Github user nsyca commented on the issue:

    https://github.com/apache/spark/pull/15763
  
    @srinathshankar It is intentional. It is impossible to do an analysis on 
what in-between operations we can allow and what we cannot. Correlated 
predicates can be placed in any arbitrary level of depth in a subquery. Spark 
may not support more than one level of correlations today but it may in the 
next version. So my argument is if we cannot proof that pulling up a correlated 
predicate thru any operations will still preserve its original semantics, then 
we should not do it. The paper @rxin mentioned in the previous note 
(http://www.btw-2015.de/res/proceedings/Hauptband/Wiss/Neumann-Unnesting_Arbitrary_Querie.pdf)

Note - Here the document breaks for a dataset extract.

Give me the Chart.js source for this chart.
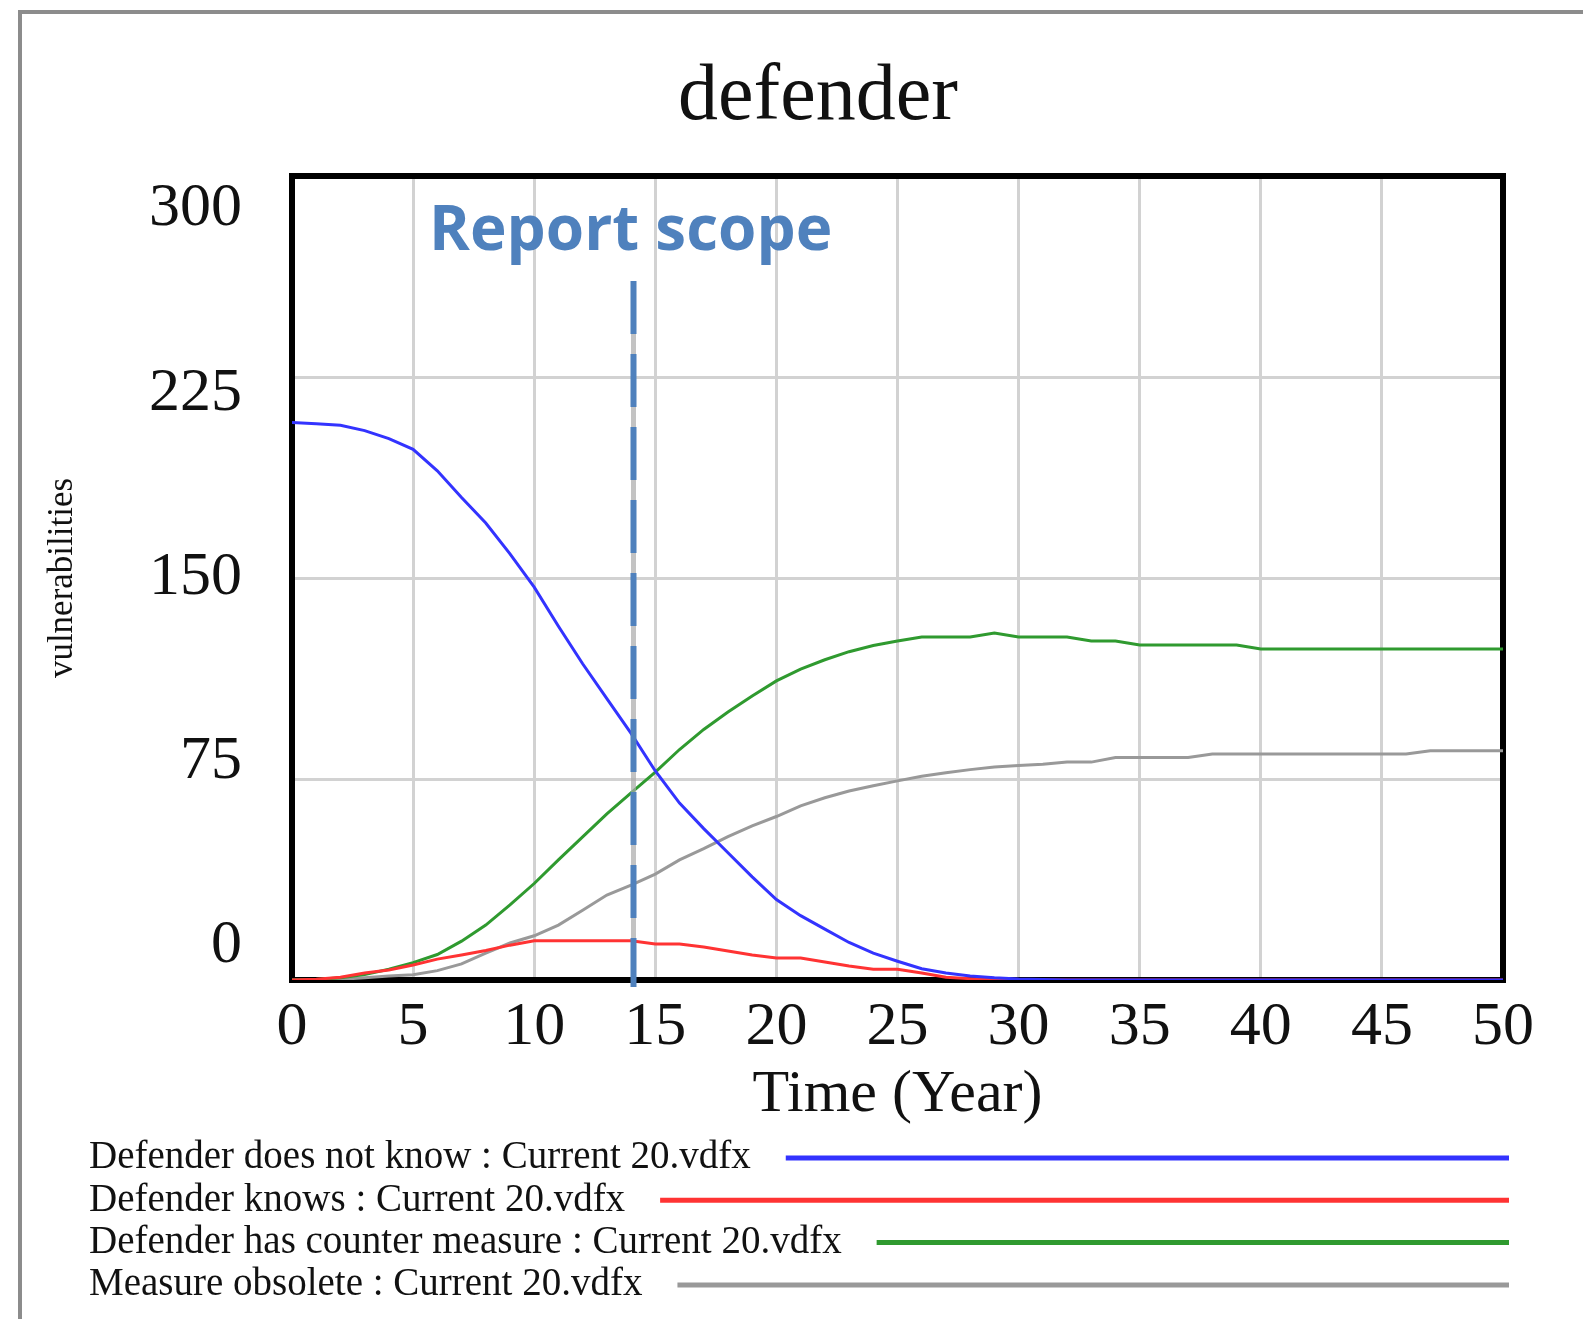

 makes this claim in the paragraph after Q2 in page 2.
    
    This PR is not a full solution. It is intended to be a temporary stop-gap 
solution to close off the incorrect result cases Spark exposes today. It could 
be argued that your example above is a regression but the statement can be 
rewritten to make it work by collapsing the 2 levels of subselects. It is 
harder to implement a solution that will walk the whole plan tree of a subquery 
to determine which operations are fine to let the correlated predicate pulled 
through.
    
    A permanent solution, as I proposed in one of my comments above, is to 
separate the transformation of any correlated predicates to Optimizer phase and 
leave Analyzer phase to just resolve the references and validate the input SQL 
is valid. This way, the two subselects in your example will probably be merged 
and then the correlated predicate pull up follows.